Reviewed by Ian Phillips.
By The Flaming Lips, Warner Music Group 2020.
This is the first Flaming Lips album that I’ve heard in some time and it’s a wonderfully ethereal experience.
The tracks on American Head have been crafted as soundscapes that work independently but as they stack one upon the other they produce a united body of work that transports the listener on a journey through the space that exists within the mind.
American Head is the first album I’ve listened to since Oczy Mlody (2017) and while it contains all the classic elements of intricate melodies and musical dynamism we associate with the Lips this album seems dreamier than their earlier work, possibly because it is reflecting the period in which it was written and recorded.

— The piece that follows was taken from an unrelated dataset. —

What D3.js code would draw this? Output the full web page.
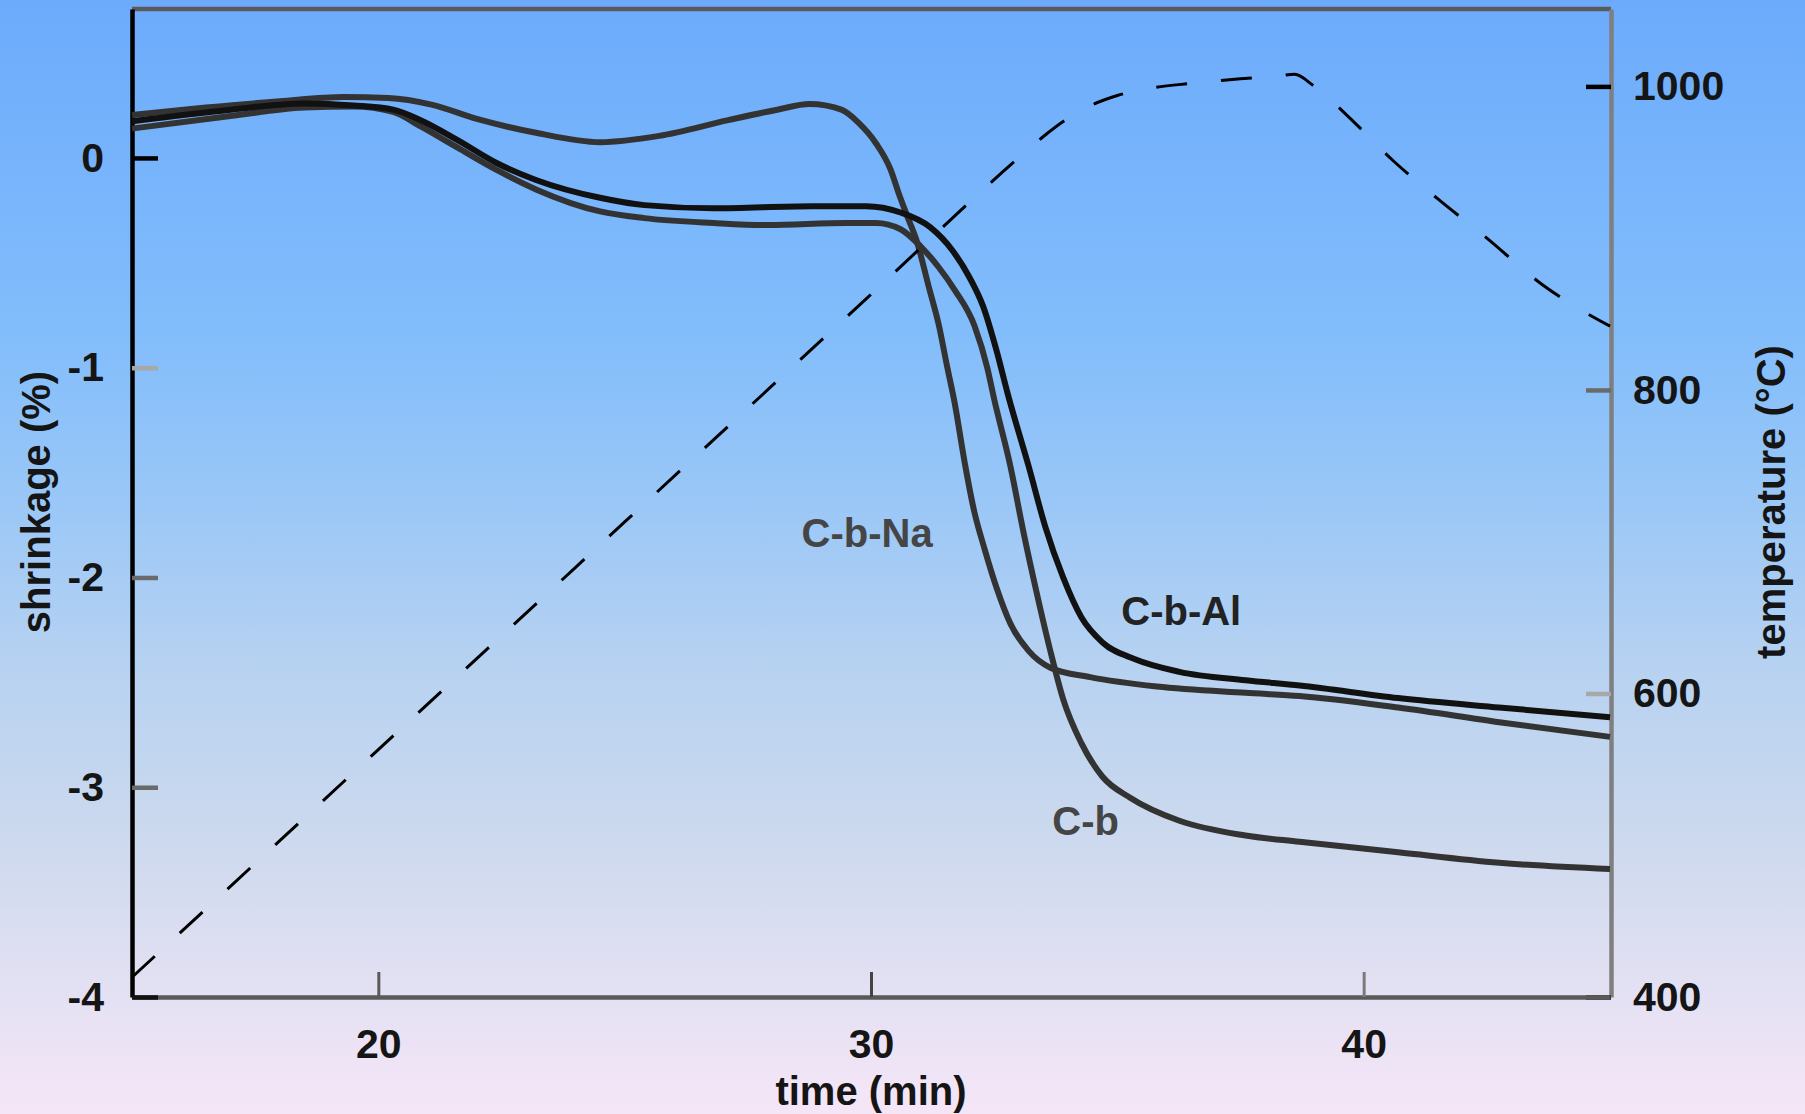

Many musicians are commenting that the enforced absence from touring has given them extended time to work on their song writing.
It has also promoted introspection.
Not only are we spending much more time alone but for many of us we’re also delving into isolation projects and spending more time thinking about some of the larger issues of life.
It seems that this has certainly been the case for the Flaming Lips.
There’s a largeness to this album, an album about some of the big issues recorded on an epic scale with strings adding to the orchestral vibe that pervades the entire disc.
A couple of the tracks deal obliquely with the Black Lives Matter issues, particularly in Assassins Of youth and God And The Policeman.
Although the album is preoccupied with some of the fundamentally important questions of our existence there’s also reference to drug use scattered throughout the lyrical content.
Maybe it’s a fundamentally important part of their existence; a track like When We Die We’re High combines both elements.
In the tracks, Mother I’ve Taken LSD and You and Me Sellin’ Weed, spell it out in their respective titles but on other tracks like Brother Eye it is there in the lyrics.
The album is not without its humorous elements, it is not dire and not particularly deep, but it is engaging.
While there’s a cinematic quality to the music, that has often been present in Flaming Lips albums, it is heightened on American head.